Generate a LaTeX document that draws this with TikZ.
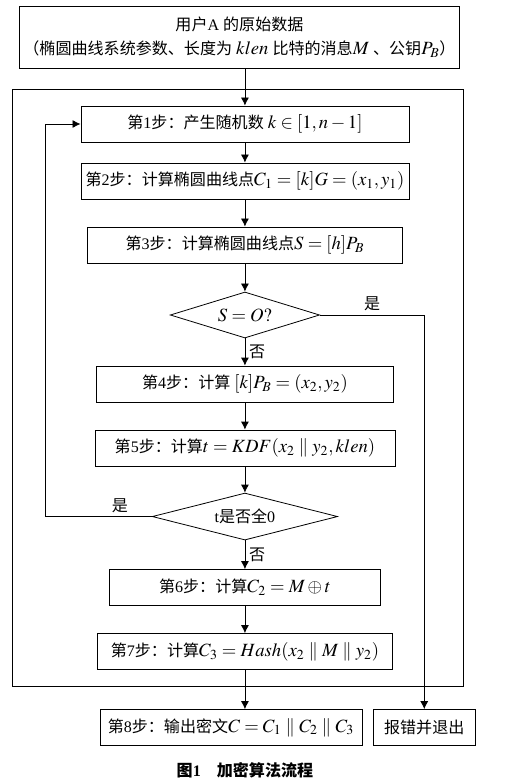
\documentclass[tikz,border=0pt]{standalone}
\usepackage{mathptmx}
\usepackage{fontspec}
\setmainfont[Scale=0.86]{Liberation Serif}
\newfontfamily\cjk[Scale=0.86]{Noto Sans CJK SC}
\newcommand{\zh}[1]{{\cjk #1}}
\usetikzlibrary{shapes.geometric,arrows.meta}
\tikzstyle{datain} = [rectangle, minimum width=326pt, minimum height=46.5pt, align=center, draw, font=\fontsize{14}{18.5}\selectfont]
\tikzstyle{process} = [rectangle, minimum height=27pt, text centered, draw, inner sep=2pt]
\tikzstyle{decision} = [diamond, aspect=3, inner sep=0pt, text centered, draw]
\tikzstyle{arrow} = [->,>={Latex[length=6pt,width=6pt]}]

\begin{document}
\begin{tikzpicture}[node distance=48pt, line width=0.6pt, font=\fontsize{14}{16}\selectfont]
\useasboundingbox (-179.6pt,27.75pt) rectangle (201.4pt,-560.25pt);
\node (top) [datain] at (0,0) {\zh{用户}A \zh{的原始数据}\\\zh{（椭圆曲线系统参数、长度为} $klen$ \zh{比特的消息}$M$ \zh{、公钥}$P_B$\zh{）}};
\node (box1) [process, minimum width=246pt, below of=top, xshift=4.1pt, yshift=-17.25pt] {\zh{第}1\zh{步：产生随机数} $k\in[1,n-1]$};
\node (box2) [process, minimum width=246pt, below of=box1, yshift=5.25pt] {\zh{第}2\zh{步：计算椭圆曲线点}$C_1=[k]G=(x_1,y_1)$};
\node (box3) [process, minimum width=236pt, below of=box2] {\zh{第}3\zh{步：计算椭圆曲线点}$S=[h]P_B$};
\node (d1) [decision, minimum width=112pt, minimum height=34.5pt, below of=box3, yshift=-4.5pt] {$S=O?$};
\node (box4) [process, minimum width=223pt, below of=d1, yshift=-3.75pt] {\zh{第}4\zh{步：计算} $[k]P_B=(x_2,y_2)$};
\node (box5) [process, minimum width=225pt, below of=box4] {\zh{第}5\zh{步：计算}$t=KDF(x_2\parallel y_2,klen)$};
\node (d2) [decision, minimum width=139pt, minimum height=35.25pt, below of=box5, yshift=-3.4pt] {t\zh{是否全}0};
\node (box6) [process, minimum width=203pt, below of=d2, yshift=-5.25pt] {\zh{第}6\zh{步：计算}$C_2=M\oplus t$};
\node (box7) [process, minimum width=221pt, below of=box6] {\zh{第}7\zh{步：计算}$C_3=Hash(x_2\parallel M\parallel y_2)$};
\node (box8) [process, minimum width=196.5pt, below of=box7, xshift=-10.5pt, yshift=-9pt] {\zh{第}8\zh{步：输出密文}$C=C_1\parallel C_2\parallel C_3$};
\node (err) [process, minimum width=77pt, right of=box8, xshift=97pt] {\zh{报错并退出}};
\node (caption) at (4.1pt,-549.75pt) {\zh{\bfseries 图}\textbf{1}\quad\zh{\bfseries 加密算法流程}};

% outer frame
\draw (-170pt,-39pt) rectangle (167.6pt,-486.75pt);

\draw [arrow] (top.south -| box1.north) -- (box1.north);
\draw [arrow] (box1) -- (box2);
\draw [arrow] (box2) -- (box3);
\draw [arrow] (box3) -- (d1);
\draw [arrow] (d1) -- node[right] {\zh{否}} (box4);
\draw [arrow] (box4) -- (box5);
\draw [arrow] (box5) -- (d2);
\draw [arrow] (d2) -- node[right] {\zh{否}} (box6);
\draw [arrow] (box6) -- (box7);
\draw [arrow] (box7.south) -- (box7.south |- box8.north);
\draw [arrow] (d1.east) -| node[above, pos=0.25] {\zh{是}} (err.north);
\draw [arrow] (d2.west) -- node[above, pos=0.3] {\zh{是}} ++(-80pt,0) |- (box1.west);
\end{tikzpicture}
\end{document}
---
- Job -
Quote the data above in full, leaving out the pictures it holds.

- Written solution -
Generate a LaTeX document that draws this with TikZ.
\documentclass[tikz,border=0pt]{standalone}
\usepackage{mathptmx}
\usepackage{fontspec}
\setmainfont[Scale=0.86]{Liberation Serif}
\newfontfamily\cjk[Scale=0.86]{Noto Sans CJK SC}
\newcommand{\zh}[1]{{\cjk #1}}
\usetikzlibrary{shapes.geometric,arrows.meta}
\tikzstyle{datain} = [rectangle, minimum width=326pt, minimum height=46.5pt, align=center, draw, font=\fontsize{14}{18.5}\selectfont]
\tikzstyle{process} = [rectangle, minimum height=27pt, text centered, draw, inner sep=2pt]
\tikzstyle{decision} = [diamond, aspect=3, inner sep=0pt, text centered, draw]
\tikzstyle{arrow} = [->,>={Latex[length=6pt,width=6pt]}]

\begin{document}
\begin{tikzpicture}[node distance=48pt, line width=0.6pt, font=\fontsize{14}{16}\selectfont]
\useasboundingbox (-179.6pt,27.75pt) rectangle (201.4pt,-560.25pt);
\node (top) [datain] at (0,0) {\zh{用户}A \zh{的原始数据}\\\zh{（椭圆曲线系统参数、长度为} $klen$ \zh{比特的消息}$M$ \zh{、公钥}$P_B$\zh{）}};
\node (box1) [process, minimum width=246pt, below of=top, xshift=4.1pt, yshift=-17.25pt] {\zh{第}1\zh{步：产生随机数} $k\in[1,n-1]$};
\node (box2) [process, minimum width=246pt, below of=box1, yshift=5.25pt] {\zh{第}2\zh{步：计算椭圆曲线点}$C_1=[k]G=(x_1,y_1)$};
\node (box3) [process, minimum width=236pt, below of=box2] {\zh{第}3\zh{步：计算椭圆曲线点}$S=[h]P_B$};
\node (d1) [decision, minimum width=112pt, minimum height=34.5pt, below of=box3, yshift=-4.5pt] {$S=O?$};
\node (box4) [process, minimum width=223pt, below of=d1, yshift=-3.75pt] {\zh{第}4\zh{步：计算} $[k]P_B=(x_2,y_2)$};
\node (box5) [process, minimum width=225pt, below of=box4] {\zh{第}5\zh{步：计算}$t=KDF(x_2\parallel y_2,klen)$};
\node (d2) [decision, minimum width=139pt, minimum height=35.25pt, below of=box5, yshift=-3.4pt] {t\zh{是否全}0};
\node (box6) [process, minimum width=203pt, below of=d2, yshift=-5.25pt] {\zh{第}6\zh{步：计算}$C_2=M\oplus t$};
\node (box7) [process, minimum width=221pt, below of=box6] {\zh{第}7\zh{步：计算}$C_3=Hash(x_2\parallel M\parallel y_2)$};
\node (box8) [process, minimum width=196.5pt, below of=box7, xshift=-10.5pt, yshift=-9pt] {\zh{第}8\zh{步：输出密文}$C=C_1\parallel C_2\parallel C_3$};
\node (err) [process, minimum width=77pt, right of=box8, xshift=97pt] {\zh{报错并退出}};
\node (caption) at (4.1pt,-549.75pt) {\zh{\bfseries 图}\textbf{1}\quad\zh{\bfseries 加密算法流程}};

% outer frame
\draw (-170pt,-39pt) rectangle (167.6pt,-486.75pt);

\draw [arrow] (top.south -| box1.north) -- (box1.north);
\draw [arrow] (box1) -- (box2);
\draw [arrow] (box2) -- (box3);
\draw [arrow] (box3) -- (d1);
\draw [arrow] (d1) -- node[right] {\zh{否}} (box4);
\draw [arrow] (box4) -- (box5);
\draw [arrow] (box5) -- (d2);
\draw [arrow] (d2) -- node[right] {\zh{否}} (box6);
\draw [arrow] (box6) -- (box7);
\draw [arrow] (box7.south) -- (box7.south |- box8.north);
\draw [arrow] (d1.east) -| node[above, pos=0.25] {\zh{是}} (err.north);
\draw [arrow] (d2.west) -- node[above, pos=0.3] {\zh{是}} ++(-80pt,0) |- (box1.west);
\end{tikzpicture}
\end{document}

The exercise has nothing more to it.